Residents of Tanekaha Drive in the centre of Whangarei's Queensland fruit fly red zone control area are eager to help authorities deal with the insect invader.

Many were busy yesterday putting fruit and vegetables fallen from their gardens into bins which Ministry of Primary Industries (MPI) staff placed by every driveway on Thursday.

MPI staff had also placed pheromone scent traps in fruit trees at every house to see if they can nab any companions the male fruit fly caught on Tuesday may have.

The fly which sparked major biosecurity measures in the city was collected in an insect trap MPI had placed in a garden in the Riverside/Parihaka area as part of its national fruit fly surveillance programme involving 7400 traps around the country.

The fruit fly is a major threat to New Zealand's $4 billion horticulture export industry. Control measures to find other insects in Whangarei will be carried out for a fortnight.

If more are found ground spraying will be carried out.

Laurie MacPherson remembers his first encounter with a fruit fly trap when he moved into his Tanekaha Drive home about three years ago and didn't know one had been put in his garden as part of the national surveillance programme.

"I was cutting back the fruit trees when I saw this thing I thought was the empty container from a Chinese takeaway meal which some kid had tossed into the branches from the roadway," he said.

"I threw it in the trash and got told off when someone came around to check it."

Mr MacPherson said the fruit fly control measures MPI now had in Tanekaha Drive were "no imposition to anyone,".

However, he wouldn't mind also having traps to catch beetles which "suck the life out of my tomatoes".

His neighbours Mike Brophy and Carol Riggir agreed the biosecurity measures were no bother.
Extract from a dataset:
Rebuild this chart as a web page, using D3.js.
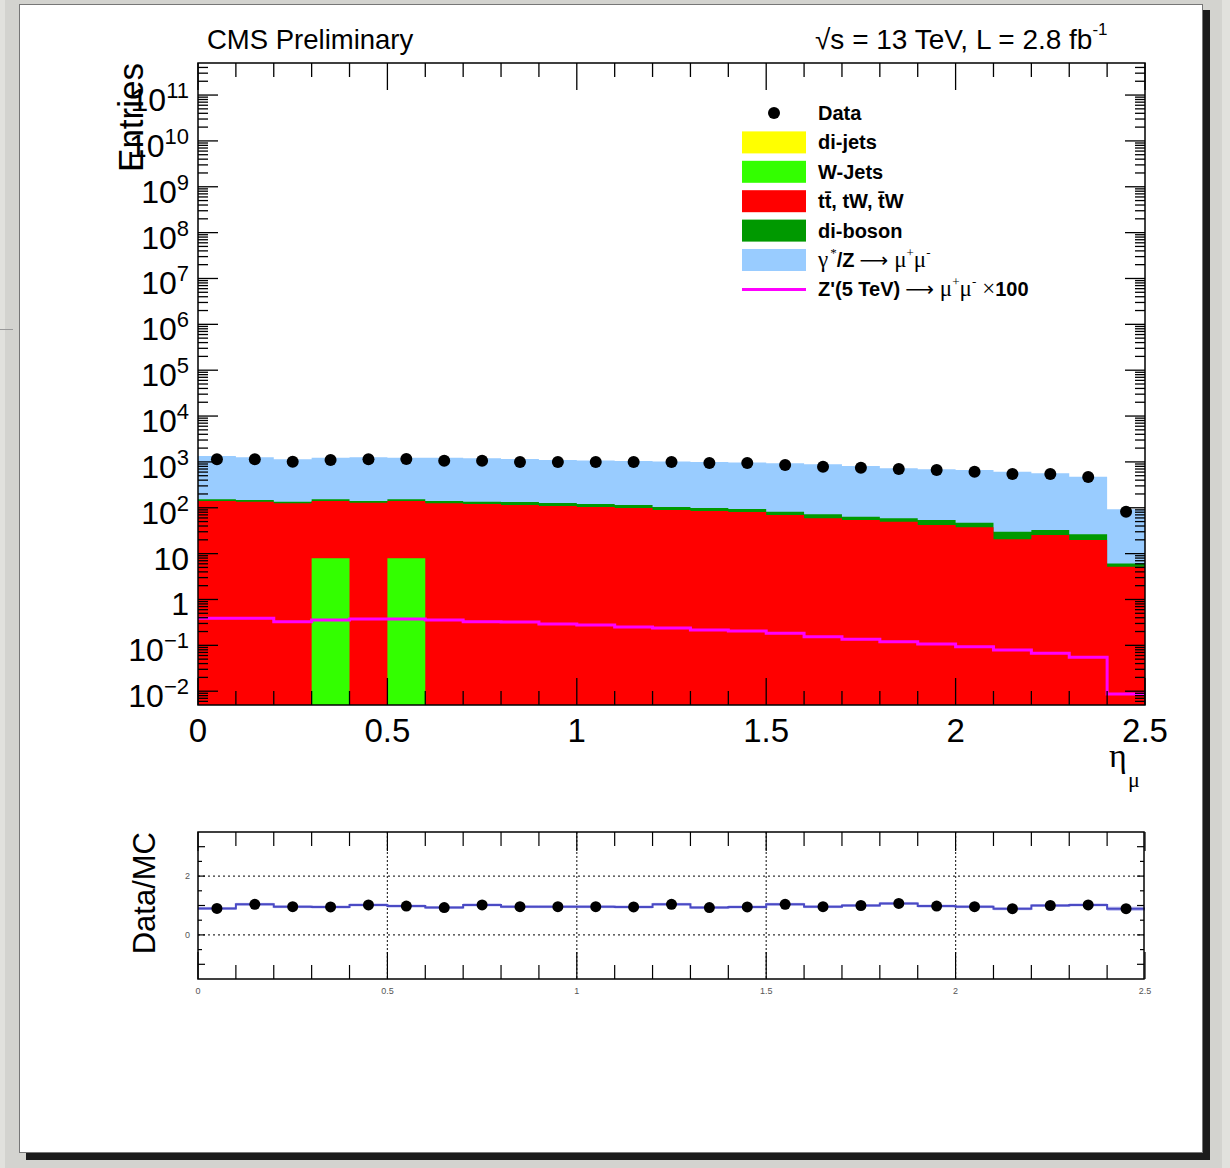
<!DOCTYPE html>
<html>
<head>
<meta charset="utf-8">
<script src="https://cdn.jsdelivr.net/npm/d3@7"></script>
<style>
  body { margin: 0; background: #d3d3cf; }
  svg { display: block; }
  text { font-family: "Liberation Sans", Arial, Helvetica, sans-serif; }
</style>
</head>
<body>
<svg id="canvas" width="1230" height="1168"></svg>
<script>

// ---- data ----
const binLow = [0.0, 0.1, 0.2, 0.3, 0.4, 0.5, 0.6, 0.7, 0.8, 0.9, 1.0, 1.1, 1.2,
                1.3, 1.4, 1.5, 1.6, 1.7, 1.8, 1.9, 2.0, 2.1, 2.2, 2.3, 2.4];
const binWidth = 0.1;

const dataCounts = [1139, 1139, 1010, 1100, 1139, 1157, 1062, 1062, 995, 995, 995, 995, 995,
                    946, 946, 856, 786, 747, 700, 666, 611, 545, 545, 469, 82];

const diJets  = [0, 0, 0, 0, 0, 0, 0, 0, 0, 0, 0, 0, 0, 0, 0, 0, 0, 0, 0, 0, 0, 0, 0, 0, 0];
const wJets   = [0, 0, 0, 7.9, 0, 7.9, 0, 0, 0, 0, 0, 0, 0, 0, 0, 0, 0, 0, 0, 0, 0, 0, 0, 0, 0];
const ttbar   = [140.4, 135.6, 125.1, 132.5, 128.9, 132.5, 125.1, 120.8, 114.8, 109.2, 103.9, 98.8, 89.4,
                 85.0, 80.8, 69.5, 58.9, 54.1, 49.7, 42.1, 37.5, 20.5, 25.5, 19.8, 5.2];
const diBoson = [12.5, 12.0, 10.5, 12.5, 11.5, 12.5, 15.3, 14.8, 18.7, 17.8, 16.9, 16.0, 14.5,
                 13.8, 13.1, 12.5, 13.1, 9.7, 9.2, 12.0, 9.7, 9.6, 7.2, 6.6, 0.9];
const dyMuMu  = [1192, 1112, 1003, 1082, 1120, 1082, 1095, 1062, 1024, 973, 951, 931, 916,
                 896, 876, 850, 814, 750, 666, 636, 619, 581, 531, 450, 87];
const zPrimeX100 = [0.389, 0.389, 0.328, 0.357, 0.375, 0.375, 0.357, 0.328, 0.323, 0.292, 0.278, 0.251, 0.239,
                    0.216, 0.205, 0.183, 0.154, 0.135, 0.120, 0.107, 0.0934, 0.0791, 0.0670, 0.0548, 0.00869];

const ratio    = [0.90, 1.04, 0.96, 0.95, 1.02, 0.98, 0.93, 1.02, 0.96, 0.96, 0.96, 0.95, 1.04,
                  0.93, 0.95, 1.04, 0.96, 1.00, 1.07, 0.98, 0.96, 0.89, 1.00, 1.02, 0.89];
const ratioErr = [0.05, 0.05, 0.05, 0.05, 0.05, 0.05, 0.05, 0.05, 0.05, 0.05, 0.05, 0.05, 0.05,
                  0.05, 0.05, 0.05, 0.05, 0.05, 0.05, 0.05, 0.05, 0.05, 0.05, 0.05, 0.07];

const xTickLabels = ['0', '0.5', '1', '1.5', '2', '2.5'];
const xMajor = [0, 0.5, 1, 1.5, 2, 2.5];
const yDecades = [-2, -1, 0, 1, 2, 3, 4, 5, 6, 7, 8, 9, 10, 11];
const ratioYLabels = [0, 2];

const stackNames  = ['di-jets', 'W-Jets', 'ttbar', 'di-boson', 'DY'];
const stackColors = ['#ffff00', '#33ff00', '#ff0000', '#009900', '#99ccff'];

// legend labels (rich text pieces)
const legendLabels = [
    [{ t: 'Data' }],
    [{ t: 'di-jets' }],
    [{ t: 'W-Jets' }],
    [{ t: 't' }, { t: 't\u0304' }, { t: ', tW, ' }, { t: 't\u0304' }, { t: 'W' }],
    [{ t: 'di-boson' }],
    [{ t: '\u03b3', serif: true }, { t: '*', sup: true, dx: 2 }, { t: '/Z' }, { t: '\u27f6', arrow: true },
     { t: '\u03bc', serif: true, dx: 6 }, { t: '+', sup: true }, { t: '\u03bc', serif: true }, { t: '-', sup: true }],
    [{ t: "Z'(5 TeV)" }, { t: '\u27f6', arrow: true }, { t: '\u03bc', serif: true, dx: 6 }, { t: '+', sup: true },
     { t: '\u03bc', serif: true }, { t: '-', sup: true }, { t: '\u00d7', serif: true, dx: 6 }, { t: '100' }]
];

// ---- canvas ----
const svg = d3.select('#canvas');

svg.append('rect').attr('width', 1230).attr('height', 1168).attr('fill', '#d3d3cf');
svg.append('rect').attr('x', 0).attr('width', 5).attr('height', 1168).attr('fill', '#e1e1dd');
svg.append('rect').attr('x', 1222).attr('width', 8).attr('height', 1168).attr('fill', '#e1e1dd');
svg.append('line').attr('x1', 0).attr('x2', 13).attr('y1', 329.5).attr('y2', 329.5).attr('stroke', '#999');
svg.append('rect').attr('x', 26).attr('y', 10).attr('width', 1184).attr('height', 1150).attr('fill', '#1c1c1c');
svg.append('rect').attr('x', 19.5).attr('y', 4.5).attr('width', 1183).attr('height', 1148)
    .attr('fill', '#fff').attr('stroke', '#777');

// ---- main pad ----
const x = d3.scaleLinear().domain([0, 2.5]).range([198, 1145]);
const y = d3.scaleLog().domain([0.005, 5e11]).range([705, 63]).clamp(true);
const yMin = 0.005;

function stepData(vals) {
    let pts = binLow.map((b, i) => [b, vals[i]]);
    pts.push([binLow[binLow.length - 1] + binWidth, vals[vals.length - 1]]);
    return pts;
}

let layers = [diJets, wJets, ttbar, diBoson, dyMuMu];
let cumul = [];
layers.forEach((l, k) => {
    cumul.push(l.map((v, i) => v + (k > 0 ? cumul[k - 1][i] : 0)));
});

const area = d3.area()
    .curve(d3.curveStepAfter)
    .x(d => x(d[0]))
    .y0(705)
    .y1(d => y(Math.max(d[1], yMin)));

const stackG = svg.append('g').attr('class', 'stack');
for (let k = layers.length - 1; k >= 0; k--) {
    stackG.append('path')
        .datum(stepData(cumul[k]))
        .attr('d', area)
        .attr('fill', stackColors[k]);
}

// Z' signal
const line = d3.line()
    .curve(d3.curveStepAfter)
    .x(d => x(d[0]))
    .y(d => y(Math.max(d[1], yMin)));

svg.append('path')
    .datum(stepData(zPrimeX100))
    .attr('d', line)
    .attr('fill', 'none')
    .attr('stroke', '#ff00ff')
    .attr('stroke-width', 3);

// data points
svg.append('g').selectAll('circle')
    .data(dataCounts)
    .join('circle')
    .attr('cx', (d, i) => x(binLow[i] + binWidth / 2))
    .attr('cy', d => y(d))
    .attr('r', 6)
    .attr('fill', '#000');

// ticks
const ticksG = svg.append('g').attr('stroke', '#000').attr('stroke-width', 1.3);

let yMinor = [];
for (let d = -3; d <= 11; d++) {
    for (let k = 2; k <= 9; k++) {
        let v = k * Math.pow(10, d);
        if (v > 0.005 && v < 5e11) yMinor.push(v);
    }
}
let yMajorVals = yDecades.map(d => Math.pow(10, d));

function yTicks(vals, len) {
    ticksG.append('g').selectAll('line').data(vals).join('line')
        .attr('x1', 198).attr('x2', 198 + len)
        .attr('y1', d => y(d)).attr('y2', d => y(d));
    ticksG.append('g').selectAll('line').data(vals).join('line')
        .attr('x1', 1145).attr('x2', 1145 - len)
        .attr('y1', d => y(d)).attr('y2', d => y(d));
}
yTicks(yMajorVals, 20);
yTicks(yMinor, 10);

let xMinor = binLow.filter(b => b > 0 && Math.abs(b * 2 - Math.round(b * 2)) > 1e-6);

function xTicks(vals, len, y0, y1) {
    ticksG.append('g').selectAll('line').data(vals).join('line')
        .attr('x1', d => x(d)).attr('x2', d => x(d))
        .attr('y1', y0).attr('y2', y0 + len);
    ticksG.append('g').selectAll('line').data(vals).join('line')
        .attr('x1', d => x(d)).attr('x2', d => x(d))
        .attr('y1', y1).attr('y2', y1 - len);
}
xTicks(xMajor, 27, 63, 705);
xTicks(xMinor, 14, 63, 705);

svg.append('rect')
    .attr('x', 198).attr('y', 63).attr('width', 947).attr('height', 642)
    .attr('fill', 'none').attr('stroke', '#000').attr('stroke-width', 1.5);

// y labels
const yLab = svg.append('g').attr('font-size', 32).attr('text-anchor', 'end').attr('fill', '#000');
yDecades.forEach(d => {
    let t = yLab.append('text').attr('x', 189).attr('y', y(Math.pow(10, d)) + 16);
    if (d === 0) t.text('1');
    else if (d === 1) t.text('10');
    else {
        t.append('tspan').text('10');
        t.append('tspan').attr('font-size', 22).attr('dy', -13)
            .text(d < 0 ? '\u2212' + (-d) : String(d));
    }
});

// x labels
svg.append('g').selectAll('text')
    .data(xMajor)
    .join('text')
    .attr('x', d => x(d))
    .attr('y', 742)
    .attr('text-anchor', 'middle')
    .attr('font-size', 33)
    .text((d, i) => xTickLabels[i]);

// axis titles
svg.append('text')
    .attr('transform', 'translate(143,63) rotate(-90)')
    .attr('text-anchor', 'end')
    .attr('font-size', 35)
    .text('Entries');

svg.append('text')
    .attr('x', 1109).attr('y', 767)
    .attr('font-size', 34)
    .style('font-family', '"Liberation Serif", serif')
    .text('\u03b7');
svg.append('text')
    .attr('x', 1128).attr('y', 787)
    .attr('font-size', 22)
    .style('font-family', '"Liberation Serif", serif')
    .text('\u03bc');

// header texts
svg.append('text')
    .attr('x', 207).attr('y', 48.5)
    .attr('font-size', 27.5)
    .text('CMS Preliminary');

let hdr = svg.append('text').attr('x', 815).attr('y', 48.5).attr('font-size', 28);
hdr.append('tspan').text('\u221as = 13 TeV, L = 2.8 fb');
hdr.append('tspan').attr('font-size', 17).attr('dy', -14).text('-1');

// ---- legend ----
const leg = svg.append('g');
const legY0 = 113, legStep = 29.4;

function richText(sel, parts) {
    let shift = 0;
    parts.forEach(p => {
        let target = p.sup ? -10 : 0;
        let ts = sel.append('tspan').attr('dy', target - shift).text(p.t);
        shift = target;
        if (p.dx) ts.attr('dx', p.dx);
        if (p.serif) ts.style('font-family', '"Liberation Serif", serif')
            .attr('font-weight', 'normal').attr('font-size', 23);
        if (p.arrow) ts.style('font-family', '"DejaVu Sans", sans-serif')
            .attr('font-weight', 'normal').attr('font-size', 20).attr('dx', 5);
        if (p.sup) ts.attr('font-size', 13).style('font-family', '"Liberation Serif", serif')
            .attr('font-weight', 'normal');
    });
}

legendLabels.forEach((parts, i) => {
    let cy = legY0 + i * legStep;
    if (i === 0) {
        leg.append('circle').attr('cx', 774).attr('cy', cy).attr('r', 6).attr('fill', '#000');
    } else if (i === legendLabels.length - 1) {
        leg.append('line').attr('x1', 742).attr('x2', 806).attr('y1', cy).attr('y2', cy)
            .attr('stroke', '#ff00ff').attr('stroke-width', 3);
    } else {
        leg.append('rect').attr('x', 742).attr('y', cy - 11).attr('width', 64).attr('height', 22)
            .attr('fill', stackColors[i - 1]);
    }
    let t = leg.append('text')
        .attr('x', 818).attr('y', cy + 7)
        .attr('font-size', 20)
        .attr('font-weight', 'bold');
    richText(t, parts);
});

// ---- ratio pad ----
const yr = d3.scaleLinear().domain([-1.5, 3.5]).range([979, 832]);

const rg = svg.append('g');

// grid
rg.append('g').selectAll('line').data([0, 2]).join('line')
    .attr('x1', 198).attr('x2', 1144)
    .attr('y1', d => yr(d)).attr('y2', d => yr(d))
    .attr('stroke', '#333').attr('stroke-width', 1.2).attr('stroke-dasharray', '2,3');
rg.append('g').selectAll('line').data([0.5, 1, 1.5, 2]).join('line')
    .attr('x1', d => x(d)).attr('x2', d => x(d))
    .attr('y1', 832).attr('y2', 979)
    .attr('stroke', '#333').attr('stroke-width', 1.2).attr('stroke-dasharray', '2,2');

// band + step
rg.append('g').selectAll('rect').data(ratio).join('rect')
    .attr('x', (d, i) => x(binLow[i]))
    .attr('width', x(binWidth) - x(0))
    .attr('y', (d, i) => yr(d + ratioErr[i]))
    .attr('height', (d, i) => yr(d - ratioErr[i]) - yr(d + ratioErr[i]))
    .attr('fill', '#bcbcf0');

const rline = d3.line()
    .curve(d3.curveStepAfter)
    .x(d => x(d[0]))
    .y(d => yr(d[1]));

rg.append('path')
    .datum(stepData(ratio))
    .attr('d', rline)
    .attr('fill', 'none')
    .attr('stroke', '#4a4ac4')
    .attr('stroke-width', 2);

rg.append('g').selectAll('circle').data(ratio).join('circle')
    .attr('cx', (d, i) => x(binLow[i] + binWidth / 2))
    .attr('cy', d => yr(d))
    .attr('r', 5.5)
    .attr('fill', '#000');

// ratio ticks
const rt = rg.append('g').attr('stroke', '#000').attr('stroke-width', 1.2);
rt.selectAll('.tb').data(xMajor.concat(xMinor)).join('line')
    .attr('x1', d => x(d)).attr('x2', d => x(d))
    .attr('y1', 979).attr('y2', d => 979 - (xMajor.includes(d) ? 27 : 14));
rt.selectAll('.tt').data(xMajor.concat(xMinor)).join('line')
    .attr('class', 'tt')
    .attr('x1', d => x(d)).attr('x2', d => x(d))
    .attr('y1', 832).attr('y2', d => 832 + (xMajor.includes(d) ? 19 : 14));

let rY = [-1, -0.5, 0, 0.5, 1, 1.5, 2, 2.5, 3];
rt.append('g').selectAll('line').data(rY).join('line')
    .attr('x1', 198).attr('x2', d => 198 + (Number.isInteger(d) ? 7 : 4))
    .attr('y1', d => yr(d)).attr('y2', d => yr(d));
rt.append('g').selectAll('line').data(rY).join('line')
    .attr('x1', 1144).attr('x2', d => 1144 - (Number.isInteger(d) ? 7 : 4))
    .attr('y1', d => yr(d)).attr('y2', d => yr(d));

rg.append('rect')
    .attr('x', 198).attr('y', 832).attr('width', 946).attr('height', 147)
    .attr('fill', 'none').attr('stroke', '#000').attr('stroke-width', 1.5);

// ratio labels
rg.append('g').selectAll('text').data(xMajor).join('text')
    .attr('x', d => x(d)).attr('y', 994)
    .attr('text-anchor', 'middle')
    .attr('font-size', 9)
    .attr('fill', '#555')
    .text((d, i) => xTickLabels[i]);

rg.append('g').selectAll('text').data(ratioYLabels).join('text')
    .attr('x', 190).attr('y', d => yr(d) + 3)
    .attr('text-anchor', 'end')
    .attr('font-size', 9)
    .attr('fill', '#555')
    .text(d => d);

svg.append('text')
    .attr('transform', 'translate(155,832) rotate(-90)')
    .attr('text-anchor', 'end')
    .attr('font-size', 31)
    .text('Data/MC');

</script>
</body>
</html>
Mr Brophy, a former teacher turned wharfie, has lived in his home for 50 years and has a fine garden in which many fruit trees and vegetables flourish.

He has lots of fruit to go in the bins which four MPI staff had cleared in the street yesterday.

Across the road Todd McNeil had a few fallen lemons to go in the plastic bag in his bin, which he had noticed an MPI official sprayed before sealing the bag and replacing it yesterday.

The fallen fruit is being analysed by MPI experts in a mobile laboratory set up at the AssureQuality site in Dyer St.